Aim:
Output exactly the lines from the line containing "Output the Python" through the line containing "ax.text(xi, v +", inclusive, and omit any pictures.

Rows:
********************
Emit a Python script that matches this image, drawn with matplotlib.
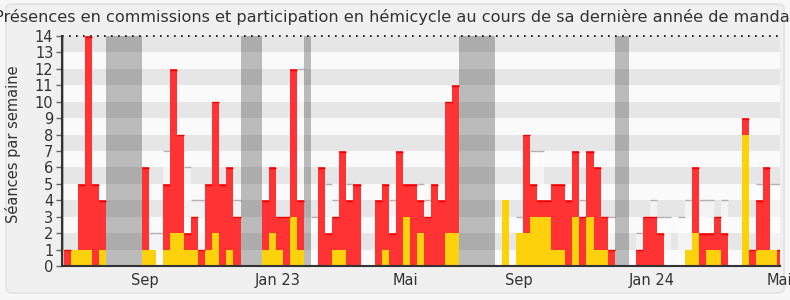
********************
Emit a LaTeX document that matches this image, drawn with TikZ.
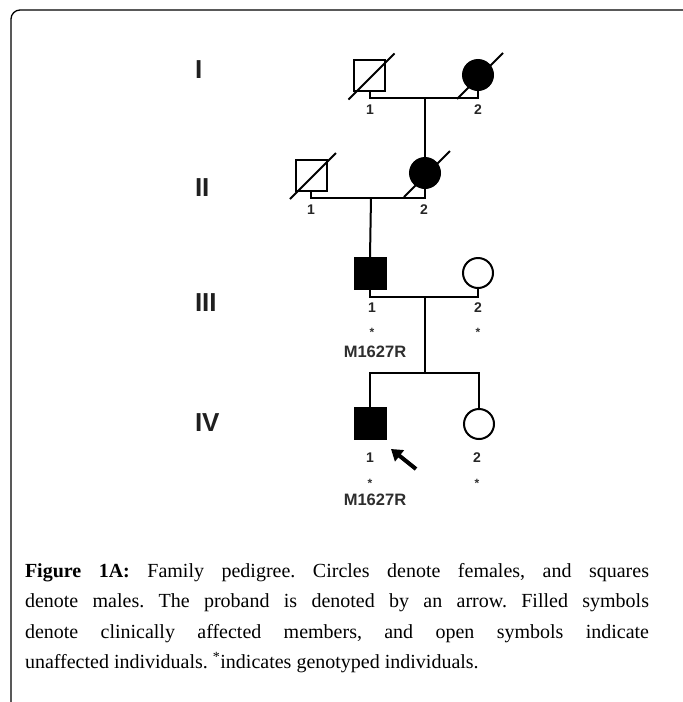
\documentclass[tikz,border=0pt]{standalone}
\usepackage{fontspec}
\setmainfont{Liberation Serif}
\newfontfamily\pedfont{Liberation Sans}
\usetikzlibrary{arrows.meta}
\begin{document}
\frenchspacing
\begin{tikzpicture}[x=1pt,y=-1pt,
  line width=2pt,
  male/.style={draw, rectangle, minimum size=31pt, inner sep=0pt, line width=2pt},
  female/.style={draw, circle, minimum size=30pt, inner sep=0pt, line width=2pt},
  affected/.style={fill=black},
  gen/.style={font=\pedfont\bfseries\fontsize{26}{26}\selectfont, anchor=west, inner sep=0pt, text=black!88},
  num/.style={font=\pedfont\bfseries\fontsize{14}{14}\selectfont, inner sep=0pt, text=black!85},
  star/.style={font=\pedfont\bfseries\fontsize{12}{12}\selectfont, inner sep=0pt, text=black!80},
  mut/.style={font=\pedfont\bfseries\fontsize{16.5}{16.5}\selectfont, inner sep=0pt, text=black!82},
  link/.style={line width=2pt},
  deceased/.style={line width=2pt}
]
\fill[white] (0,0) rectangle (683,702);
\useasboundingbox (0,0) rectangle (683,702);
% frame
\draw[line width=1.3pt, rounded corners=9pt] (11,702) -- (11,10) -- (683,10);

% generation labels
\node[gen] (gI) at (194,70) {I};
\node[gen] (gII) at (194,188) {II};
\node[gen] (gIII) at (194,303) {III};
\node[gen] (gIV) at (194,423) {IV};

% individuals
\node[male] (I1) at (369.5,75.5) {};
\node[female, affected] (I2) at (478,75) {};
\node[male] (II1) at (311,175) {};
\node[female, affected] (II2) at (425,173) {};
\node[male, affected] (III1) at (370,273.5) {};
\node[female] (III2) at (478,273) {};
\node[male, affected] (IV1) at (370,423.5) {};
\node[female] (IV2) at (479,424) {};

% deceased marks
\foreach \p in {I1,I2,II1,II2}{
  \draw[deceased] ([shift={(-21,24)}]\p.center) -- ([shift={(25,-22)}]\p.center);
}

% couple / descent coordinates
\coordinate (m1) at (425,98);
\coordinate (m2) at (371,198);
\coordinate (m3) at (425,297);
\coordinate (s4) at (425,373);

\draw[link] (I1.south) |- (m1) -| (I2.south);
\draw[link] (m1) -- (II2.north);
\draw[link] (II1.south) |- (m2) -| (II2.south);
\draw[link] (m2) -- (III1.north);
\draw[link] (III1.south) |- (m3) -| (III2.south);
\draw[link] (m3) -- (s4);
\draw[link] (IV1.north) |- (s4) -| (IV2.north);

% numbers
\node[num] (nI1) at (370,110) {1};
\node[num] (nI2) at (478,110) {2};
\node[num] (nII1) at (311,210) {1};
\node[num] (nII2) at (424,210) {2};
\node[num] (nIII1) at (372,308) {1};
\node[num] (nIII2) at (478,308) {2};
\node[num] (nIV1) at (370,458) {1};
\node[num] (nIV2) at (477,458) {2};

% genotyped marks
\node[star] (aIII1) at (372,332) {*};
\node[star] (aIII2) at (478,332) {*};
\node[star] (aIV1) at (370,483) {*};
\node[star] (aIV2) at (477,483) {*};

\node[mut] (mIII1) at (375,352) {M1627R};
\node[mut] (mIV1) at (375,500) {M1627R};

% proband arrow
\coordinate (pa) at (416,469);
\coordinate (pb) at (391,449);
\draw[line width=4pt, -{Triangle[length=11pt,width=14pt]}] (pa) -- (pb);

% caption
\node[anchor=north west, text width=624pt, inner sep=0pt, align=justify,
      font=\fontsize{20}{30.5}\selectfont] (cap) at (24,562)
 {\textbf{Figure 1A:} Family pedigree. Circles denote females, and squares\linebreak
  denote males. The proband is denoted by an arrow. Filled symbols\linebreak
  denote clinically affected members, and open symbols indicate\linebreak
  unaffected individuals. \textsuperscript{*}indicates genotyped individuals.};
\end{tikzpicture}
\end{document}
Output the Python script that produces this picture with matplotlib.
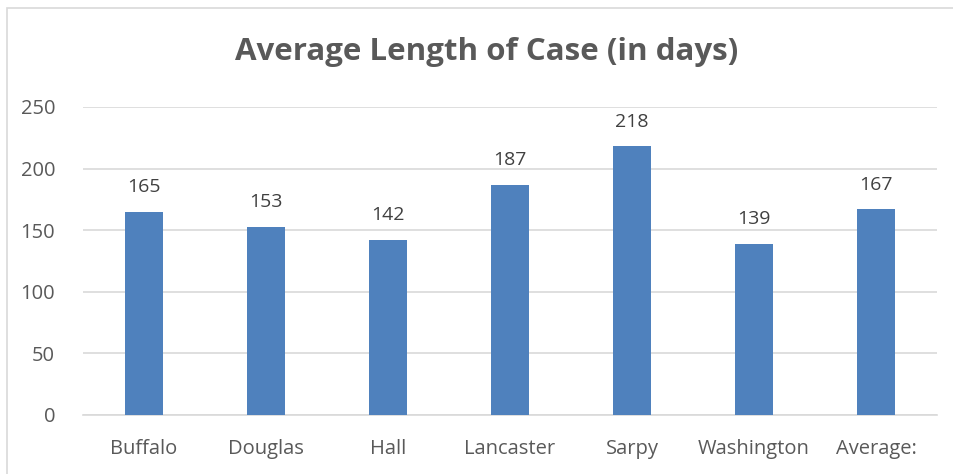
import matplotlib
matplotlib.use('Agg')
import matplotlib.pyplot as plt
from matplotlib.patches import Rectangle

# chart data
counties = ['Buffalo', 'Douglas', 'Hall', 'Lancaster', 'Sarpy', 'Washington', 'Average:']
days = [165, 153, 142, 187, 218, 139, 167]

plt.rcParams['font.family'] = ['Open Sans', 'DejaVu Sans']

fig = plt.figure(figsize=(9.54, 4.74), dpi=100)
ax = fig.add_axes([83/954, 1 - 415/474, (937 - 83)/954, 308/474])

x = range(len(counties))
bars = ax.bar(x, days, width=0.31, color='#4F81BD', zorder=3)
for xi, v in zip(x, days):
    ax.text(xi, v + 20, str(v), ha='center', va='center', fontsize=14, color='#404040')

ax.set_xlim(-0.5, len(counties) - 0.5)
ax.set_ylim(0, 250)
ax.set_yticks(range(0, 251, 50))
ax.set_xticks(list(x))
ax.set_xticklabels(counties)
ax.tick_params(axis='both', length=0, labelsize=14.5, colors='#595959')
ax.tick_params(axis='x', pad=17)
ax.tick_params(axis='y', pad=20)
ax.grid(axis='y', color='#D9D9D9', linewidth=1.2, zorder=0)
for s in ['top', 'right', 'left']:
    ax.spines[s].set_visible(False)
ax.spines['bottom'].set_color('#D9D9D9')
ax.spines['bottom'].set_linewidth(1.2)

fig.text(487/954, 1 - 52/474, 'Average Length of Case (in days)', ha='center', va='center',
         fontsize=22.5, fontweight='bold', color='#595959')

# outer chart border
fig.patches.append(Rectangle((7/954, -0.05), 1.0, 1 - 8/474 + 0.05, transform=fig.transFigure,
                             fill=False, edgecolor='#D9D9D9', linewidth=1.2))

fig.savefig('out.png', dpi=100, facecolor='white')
********************
The answer:
Output the Python script that produces this picture with matplotlib.
import matplotlib
matplotlib.use('Agg')
import matplotlib.pyplot as plt
from matplotlib.patches import Rectangle

# chart data
counties = ['Buffalo', 'Douglas', 'Hall', 'Lancaster', 'Sarpy', 'Washington', 'Average:']
days = [165, 153, 142, 187, 218, 139, 167]

plt.rcParams['font.family'] = ['Open Sans', 'DejaVu Sans']

fig = plt.figure(figsize=(9.54, 4.74), dpi=100)
ax = fig.add_axes([83/954, 1 - 415/474, (937 - 83)/954, 308/474])

x = range(len(counties))
bars = ax.bar(x, days, width=0.31, color='#4F81BD', zorder=3)
for xi, v in zip(x, days):
    ax.text(xi, v + 20, str(v), ha='center', va='center', fontsize=14, color='#404040')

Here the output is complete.